* _Given task_:
Reproduce exactly the lines below, from the first one through the line containing "from matplotlib.patches import", and omit any pictures.

* _Stored data_:

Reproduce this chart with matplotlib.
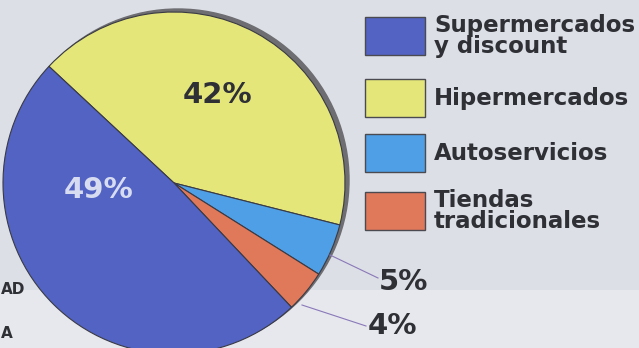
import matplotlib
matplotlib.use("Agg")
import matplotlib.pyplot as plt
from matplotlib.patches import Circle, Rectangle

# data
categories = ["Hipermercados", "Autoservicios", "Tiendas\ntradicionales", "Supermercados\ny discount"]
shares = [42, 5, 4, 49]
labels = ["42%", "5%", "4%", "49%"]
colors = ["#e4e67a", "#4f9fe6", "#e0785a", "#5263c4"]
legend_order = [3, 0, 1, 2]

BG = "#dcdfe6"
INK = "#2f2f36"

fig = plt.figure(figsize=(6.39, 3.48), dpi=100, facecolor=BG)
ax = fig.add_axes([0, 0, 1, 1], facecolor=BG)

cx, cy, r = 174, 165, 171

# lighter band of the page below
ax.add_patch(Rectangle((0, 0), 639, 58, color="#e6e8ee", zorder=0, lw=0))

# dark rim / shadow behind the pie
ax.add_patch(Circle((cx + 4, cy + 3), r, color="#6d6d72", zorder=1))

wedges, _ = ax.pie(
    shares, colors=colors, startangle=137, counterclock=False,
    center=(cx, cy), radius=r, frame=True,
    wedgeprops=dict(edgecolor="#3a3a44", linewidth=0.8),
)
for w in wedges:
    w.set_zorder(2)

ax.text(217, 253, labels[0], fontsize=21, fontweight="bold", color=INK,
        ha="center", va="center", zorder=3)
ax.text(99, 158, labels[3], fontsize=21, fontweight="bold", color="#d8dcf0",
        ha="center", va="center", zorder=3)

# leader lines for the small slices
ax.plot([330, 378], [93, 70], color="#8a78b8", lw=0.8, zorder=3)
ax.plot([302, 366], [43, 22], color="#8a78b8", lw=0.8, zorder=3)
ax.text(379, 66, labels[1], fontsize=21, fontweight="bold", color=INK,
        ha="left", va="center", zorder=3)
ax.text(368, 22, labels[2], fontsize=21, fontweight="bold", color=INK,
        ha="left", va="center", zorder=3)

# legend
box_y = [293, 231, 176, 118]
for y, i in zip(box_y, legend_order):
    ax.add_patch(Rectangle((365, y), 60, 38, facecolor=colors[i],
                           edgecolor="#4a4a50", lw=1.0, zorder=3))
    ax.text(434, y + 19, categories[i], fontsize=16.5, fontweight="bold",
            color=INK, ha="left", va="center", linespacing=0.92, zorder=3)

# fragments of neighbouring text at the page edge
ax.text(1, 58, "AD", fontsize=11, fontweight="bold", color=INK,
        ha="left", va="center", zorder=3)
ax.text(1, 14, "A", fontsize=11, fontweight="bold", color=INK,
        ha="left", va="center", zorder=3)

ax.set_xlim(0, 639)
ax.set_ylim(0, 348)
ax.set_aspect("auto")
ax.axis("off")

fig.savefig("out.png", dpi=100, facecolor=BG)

* _Task output_:
Reproduce this chart with matplotlib.
import matplotlib
matplotlib.use("Agg")
import matplotlib.pyplot as plt
from matplotlib.patches import Circle, Rectangle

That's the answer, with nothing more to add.